2.  Every public “consultation” has brought forward the idea of a not-for-profit incorporation.  The incorporation idea assumes a control of the gallery’s collection. Without the collection,  a new incorporated gallery is nothing but a shell.  The ownership of the collection is vested in the city of OS, and the Council is its present trustee.  Council could hand off the trusteeship to others, but it cannot break faith with the citizens of OS by handing over a $16.5M asset to an untried, undefined entity.  We are heartened by the fact that recent Council discussion favours maintaining the existing custodial responsibility which the gallery has historically held.

The collection not only represents a present asset, but it is also a legacy from the past.  Donors have given valuable artworks with the understanding that the people of Owen Sound would be the beneficiaries.  This is a gift which cannot be given away.

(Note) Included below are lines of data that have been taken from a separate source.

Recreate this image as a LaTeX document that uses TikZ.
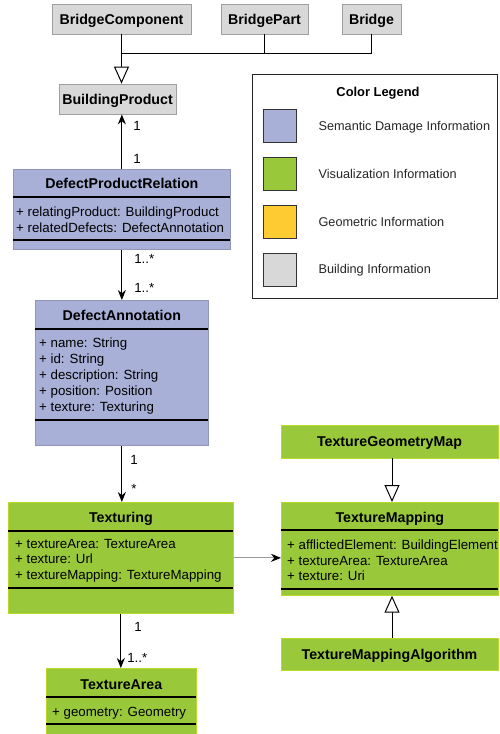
\documentclass[tikz,border=0pt]{standalone}
\usepackage{fontspec}
\setmainfont{Liberation Sans}
\usetikzlibrary{positioning}
\usetikzlibrary{arrows.meta}

\definecolor{semblue}{RGB}{168,176,216}
\definecolor{visgreen}{RGB}{153,201,59}
\definecolor{geoyellow}{RGB}{253,204,51}
\definecolor{bldgray}{RGB}{216,216,216}

\begin{document}
\begin{tikzpicture}[x=1pt, y=-1pt,
                    classbox/.style={rectangle, anchor=north west, inner sep=0pt, line width=0.7pt},
                    bluebox/.style={classbox, fill=semblue, draw=semblue!85!black},
                    greenbox/.style={classbox, fill=visgreen, draw=visgreen!70!yellow},
                    graybox/.style={rectangle, fill=bldgray, draw=gray!75, line width=0.8pt, font=\fontsize{14.2}{17}\selectfont\bfseries, text height=10.2pt, text depth=0pt, inner sep=0pt},
                    greenname/.style={rectangle, fill=visgreen, draw=visgreen!70!yellow, line width=0.7pt, font=\fontsize{14.2}{17}\selectfont\bfseries, text height=10.2pt, text depth=0pt, inner sep=0pt},
                    classname/.style={font=\fontsize{14.2}{17}\selectfont\bfseries, text height=10.2pt, text depth=0pt, inner sep=0pt},
                    attr/.style={anchor=west, font=\fontsize{13.3}{16}\selectfont, text height=9.5pt, text depth=0pt, inner sep=0pt},
                    mult/.style={anchor=west, font=\fontsize{13.3}{16}\selectfont, text height=9.5pt, text depth=0pt, inner sep=0pt},
                    sepline/.style={line width=1.5pt},
                    assoc/.style={-{Stealth[length=10pt,width=8pt]}, line width=1pt},
                    grayassoc/.style={-{Stealth[length=10pt,width=8pt,black]}, draw=gray!80, line width=0.8pt},
                    inherit/.style={-{Triangle[open,length=17pt,width=15pt,fill=white]}, line width=1pt},
                    swatch/.style={rectangle, draw=black!80, line width=0.8pt, minimum width=33pt, minimum height=33pt, inner sep=0pt},
                    legtext/.style={font=\fontsize{12.7}{15}\selectfont, text height=9.1pt, text depth=0pt, inner sep=0pt, text=black!85},
                ]
    \useasboundingbox[fill=white] (0,0) rectangle (500,734);

    %               %Building classes
    \node[graybox, minimum width=139pt, minimum height=30pt] (bc)     at (121.5,19)  {BridgeComponent};
    \node[graybox, minimum width=87pt,  minimum height=30pt] (bpart)  at (264.5,19)  {BridgePart};
    \node[graybox, minimum width=59pt,  minimum height=30pt] (bridge) at (371.5,19)  {Bridge};
    \node[graybox, minimum width=117pt, minimum height=30pt] (bp)     at (117.5,99)  {BuildingProduct};
    \coordinate (join) at (121.5,53);

    %               %DefectProductRelation
    \node[bluebox, minimum width=217pt, minimum height=80pt] (dpr) at (13,169) {};
    \node[classname] (dprname) [below=9pt of dpr.north] {DefectProductRelation};
    \draw[sepline] (13,197) -- (230,197);
    \node[attr] (dpra1) at (16,212) {+ relatingProduct: BuildingProduct};
    \node[attr] (dpra2) at (16,228) {+ relatedDefects: DefectAnnotation};
    \draw[sepline] (13,240) -- (230,240);

    %               %DefectAnnotation
    \node[bluebox, minimum width=173pt, minimum height=145pt] (da) at (35,300) {};
    \node[classname] (daname) [below=10pt of da.north] {DefectAnnotation};
    \draw[sepline] (35,329) -- (208,329);
    \node[attr] (daa1) at (39,343) {+ name: String};
    \node[attr] (daa2) at (39,359) {+ id: String};
    \node[attr] (daa3) at (39,375) {+ description: String};
    \node[attr] (daa4) at (39,391) {+ position: Position};
    \node[attr] (daa5) at (39,407) {+ texture: Texturing};
    \draw[sepline] (35,420) -- (208,420);

    %               %Texturing
    \node[greenbox, minimum width=225pt, minimum height=111pt] (tex) at (8,502) {};
    \node[classname] (texname) [below=10pt of tex.north] {Texturing};
    \draw[sepline] (8,531) -- (233,531);
    \node[attr] (texa1) at (15,544) {+ textureArea: TextureArea};
    \node[attr] (texa2) at (15,559) {+ texture: Url};
    \node[attr] (texa3) at (15,575) {+ textureMapping: TextureMapping};
    \draw[sepline] (8,588) -- (233,588);

    %               %TextureArea
    \node[greenbox, minimum width=150pt, minimum height=80pt] (ta) at (46,668) {};
    \node[classname] (taname) [below=11pt of ta.north] {TextureArea};
    \draw[sepline] (46,697) -- (196,697);
    \node[attr] (taa1) at (52,712) {+ geometry: Geometry};
    \draw[sepline] (46,724) -- (196,724);

    %               %Texture mapping classes
    \node[greenname, minimum width=217pt, minimum height=33pt] (tgm) at (389.5,441.5) {TextureGeometryMap};
    \node[greenbox, minimum width=217pt, minimum height=93pt] (tm) at (281,502) {};
    \node[classname] (tmname) [below=10pt of tm.north] {TextureMapping};
    \draw[sepline] (281,530) -- (498,530);
    \node[attr] (tma1) at (287,545) {+ afflictedElement: BuildingElement};
    \node[attr] (tma2) at (287,561) {+ textureArea: TextureArea};
    \node[attr] (tma3) at (287,576) {+ texture: Uri};
    \draw[sepline] (281,589) -- (498,589);
    \node[greenname, minimum width=217pt, minimum height=32pt] (tma) at (389.5,654) {TextureMappingAlgorithm};

    %               %Legend
    \node[classbox, draw=black!85, line width=1pt, minimum width=245pt, minimum height=224pt] (legend) at (252,74) {};
    \node[classname, font=\fontsize{12.9}{15}\selectfont\bfseries, text height=9.2pt] (legname) at (378,92) {Color Legend};
    \node[swatch, fill=semblue]                          (keysem)  at (279.5,126) {};
    \node[swatch, fill=visgreen, below=14pt of keysem]   (keyvis)  {};
    \node[swatch, fill=geoyellow, below=14pt of keyvis]  (keygeo)  {};
    \node[swatch, fill=bldgray, below=14pt of keygeo]    (keybld)  {};
    \node[legtext, right=22pt of keysem] (legsem) {Semantic Damage Information};
    \node[legtext, right=22pt of keyvis] (legvis) {Visualization Information};
    \node[legtext, right=22pt of keygeo] (leggeo) {Geometric Information};
    \node[legtext, right=22pt of keybld] (legbld) {Building Information};

    %               %Lines
    \draw[line width=1pt] (bridge.south) |- (join);
    \draw[line width=1pt] (bpart.south) -- (bpart.south |- join);
    \draw[inherit] (bc.south) -- (bc.south |- bp.north);
    \draw[assoc] (dpr.north) -- (dpr.north |- bp.south)
        node[mult, pos=0.18, xshift=11pt] {1}
        node[mult, pos=0.8, xshift=11pt] {1};
    \draw[assoc] (dpr.south) -- (dpr.south |- da.north)
        node[mult, pos=0.18, xshift=12pt] {1..*}
        node[mult, pos=0.76, xshift=12pt] {1..*};
    \draw[assoc] (da.south) -- (da.south |- tex.north)
        node[mult, pos=0.25, xshift=8pt] {1}
        node[mult, pos=0.76, xshift=9pt] {*};
    \draw[assoc] (tex.south) -- (tex.south |- ta.north)
        node[mult, pos=0.24, xshift=13pt] {1}
        node[mult, pos=0.82, xshift=6pt] {1..*};
    \draw[grayassoc] (tex.east) -- (tex.east -| tm.west);
    \draw[inherit] ([xshift=2.5pt]tgm.south) -- ([xshift=2.5pt]tgm.south |- tm.north);
    \draw[inherit] ([xshift=2.5pt]tma.north) -- ([xshift=2.5pt]tma.north |- tm.south);
\end{tikzpicture}
\end{document}
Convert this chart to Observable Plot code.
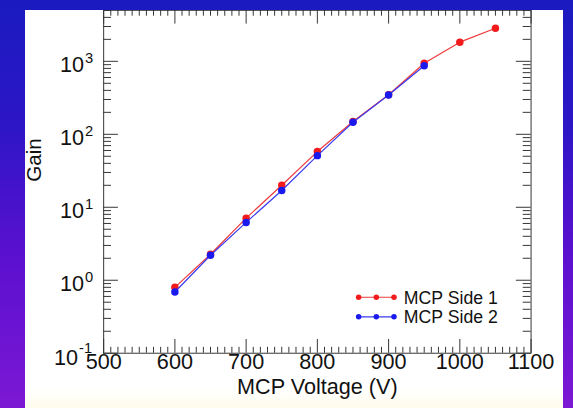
<!DOCTYPE html>
<html><head><meta charset="utf-8">
<script src="https://cdn.jsdelivr.net/npm/d3@7"></script>
<script src="https://cdn.jsdelivr.net/npm/@observablehq/plot@0.6"></script>
<style>
html,body{margin:0;padding:0;}
body{width:573px;height:408px;overflow:hidden;position:relative;
  background:linear-gradient(180deg,#1a1ac0 0%,#2c16c6 30%,#5a10cf 62%,#7c18d4 100%);
  font-family:"Liberation Sans",Arial,sans-serif;}
#panel{position:absolute;left:25px;top:10px;width:538px;height:398px;overflow:hidden;
  background:linear-gradient(180deg,#ffffff 0%,#ffffff 95%,#fffcec 100%);}
#chart{position:absolute;left:-25px;top:-10px;}
</style></head>
<body><div id="panel"><div id="chart"></div></div>
<script>
// Data
const voltage1 = [600, 650, 700, 750, 800, 850, 900, 950, 1000, 1050];
const gain1    = [0.80, 2.27, 7.1, 20, 58, 150, 348, 940, 1830, 2840];
const voltage2 = [600, 650, 700, 750, 800, 850, 900, 950];
const gain2    = [0.69, 2.2, 6.2, 17, 51, 146, 345, 870];
const seriesNames = ["MCP Side 1", "MCP Side 2"];

// Axis ticks
const xMajor = [500, 600, 700, 800, 900, 1000, 1100];
const xMinor = d3.range(510, 1100, 10).filter(v => v % 100 !== 0);
const yMajorExp = [-1, 0, 1, 2, 3];
const yMajor = yMajorExp.map(e => Math.pow(10, e));
const yMinor = [];
for (const e of [-1, 0, 1, 2, 3]) for (let k = 2; k <= 9; k++) { const v = k * Math.pow(10, e); if (v <= 5000) yMinor.push(v); }

const side1 = voltage1.map((v, i) => ({v, g: gain1[i]}));
const side2 = voltage2.map((v, i) => ({v, g: gain2[i]}));

const W = 573, H = 408, mL = 105, mR = 33, mT = 10, mB = 49;
const fw = W - mL - mR, fh = H - mT - mB;
const axisColor = "#333";
const red = "#f21a1a", blue = "#1a1aee";
const font = "'Liberation Sans', Arial, sans-serif";

const chart = Plot.plot({
  width: W, height: H,
  marginLeft: mL, marginRight: mR, marginTop: mT, marginBottom: mB,
  x: {domain: [500, 1100], axis: null},
  y: {type: "log", domain: [0.1, 5000], axis: null},
  style: {background: "transparent", fontFamily: font, color: "#111"},
  marks: [
    Plot.frame({stroke: axisColor, strokeWidth: 1}),
    // bottom ticks
    Plot.tickX(xMinor, {x: d => d, insetTop: fh - 6, stroke: axisColor}),
    Plot.tickX(xMajor, {x: d => d, insetTop: fh - 14, stroke: axisColor}),
    // top ticks
    Plot.tickX(xMinor, {x: d => d, insetBottom: fh - 6, stroke: axisColor}),
    Plot.tickX(xMajor, {x: d => d, insetBottom: fh - 14, stroke: axisColor}),
    // left ticks
    Plot.tickY(yMinor, {y: d => d, insetRight: fw - 8, stroke: axisColor}),
    Plot.tickY(yMajor, {y: d => d, insetRight: fw - 15, stroke: axisColor}),
    // right ticks
    Plot.tickY(yMinor, {y: d => d, insetLeft: fw - 8, stroke: axisColor}),
    Plot.tickY(yMajor, {y: d => d, insetLeft: fw - 15, stroke: axisColor}),
    // series
    Plot.line(side1, {x: "v", y: "g", stroke: "#ee3a3a", strokeWidth: 1.2}),
    Plot.dot(side1, {x: "v", y: "g", r: 3.8, fill: red}),
    Plot.line(side2, {x: "v", y: "g", stroke: "#3a3aee", strokeWidth: 1.2}),
    Plot.dot(side2, {x: "v", y: "g", r: 3.8, fill: blue}),
    // x tick labels
    Plot.text(xMajor, {x: d => d, text: d => String(d), frameAnchor: "bottom", dy: 16, fontSize: 22, fill: "#111"}),
    // y tick labels: "10" + exponent
    Plot.text(yMajor.filter(v => v >= 1), {y: d => d, text: () => "10", frameAnchor: "left", dx: -20, dy: 4, textAnchor: "end", fontSize: 22, fill: "#111"}),
    Plot.text(yMajor.filter(v => v >= 1), {y: d => d, text: d => String(Math.round(Math.log10(d))), frameAnchor: "left", dx: -19, dy: -3, textAnchor: "start", fontSize: 15, fill: "#111"}),
    Plot.text(yMajor.filter(v => v < 1), {y: d => d, text: () => "10", frameAnchor: "left", dx: -26, dy: 5, textAnchor: "end", fontSize: 22, fill: "#111"}),
    Plot.text(yMajor.filter(v => v < 1), {y: d => d, text: d => String(Math.round(Math.log10(d))), frameAnchor: "left", dx: -25, dy: -5, textAnchor: "start", fontSize: 15, fill: "#111"}),
    // axis titles
    Plot.text(["MCP Voltage (V)"], {text: d => d, frameAnchor: "bottom", dy: 41, fontSize: 22, fill: "#111"}),
    Plot.text(["Gain"], {text: d => d, frameAnchor: "left", dx: -70, rotate: -90, fontSize: 21, fill: "#111"})
  ]
});
document.getElementById("chart").appendChild(chart);

// Legend
const svg = d3.select(chart);
const legend = svg.append("g");
const items = [{name: seriesNames[0], line: "#ee3a3a", dot: red, y: 302.5}, {name: seriesNames[1], line: "#3a3aee", dot: blue, y: 322.5}];
for (const it of items) {
  const g = legend.append("g").attr("transform", `translate(0,${it.y})`);
  g.append("line").attr("x1", 365).attr("x2", 401).attr("y1", 0).attr("y2", 0).attr("stroke", it.line).attr("stroke-width", 1.2);
  for (const cx of [365, 383, 401]) g.append("circle").attr("cx", cx).attr("cy", 0).attr("r", 2.8).attr("fill", it.dot);
  g.append("text").attr("x", 411).attr("y", 0).attr("dy", "0.36em").attr("text-anchor", "start")
    .attr("font-size", 18).attr("fill", "#111").attr("font-family", font).text(it.name);
}
</script>
</body></html>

The incorporation idea invites problems.  As stated in Councillor Greig’s question to Mr. Warren at Monday’s Council meeting (May 11, 2015), donated works would fall into 2 categories of holdings:  one encompassing the collection up until the time of incorporation and the other under the terms of a new incorporated entity.  The question arises as to whether there would be a choice for the donor.  This adds more confusion and complication.

We would sincerely recommend that the entire discussion of incorporation be shelved.  The collection and its preservation do not depend on incorporation.  The collection depends on being better and more safely housed.  And this is the direction in which the gallery Board should be moving!

3.  The Gallery Board must include the community in its deliberations.  They will, no doubt, find a pool of good will which the Board needs to access by bringing those constituents on side to a single purpose.  To reiterate, that purpose is (and must always be) the preservation and presentation of the existing collection.  The Board must conceive of a strategy which will be inclusive, bringing many parties within the community and its broader reaches, into the discussion of the gallery’s future.  We refer here to the letter Leigh Greaves wrote to the Sun Times recently.  The gallery must show community support.  There’s much good will and practical experience to be gleaned beyond the narrow confines of the 8 people who are on the Board!

Finally, we’ve seen 3 versions of a plan since last October, none of which has gained acceptance, or puts at the centre the gallery collection -- the 4th largest collection of Thomson works in Canada.  In “drilling down” it is our earnest hope that Ms Myles Gallinger and her Board intend to go back to first principles and start anew.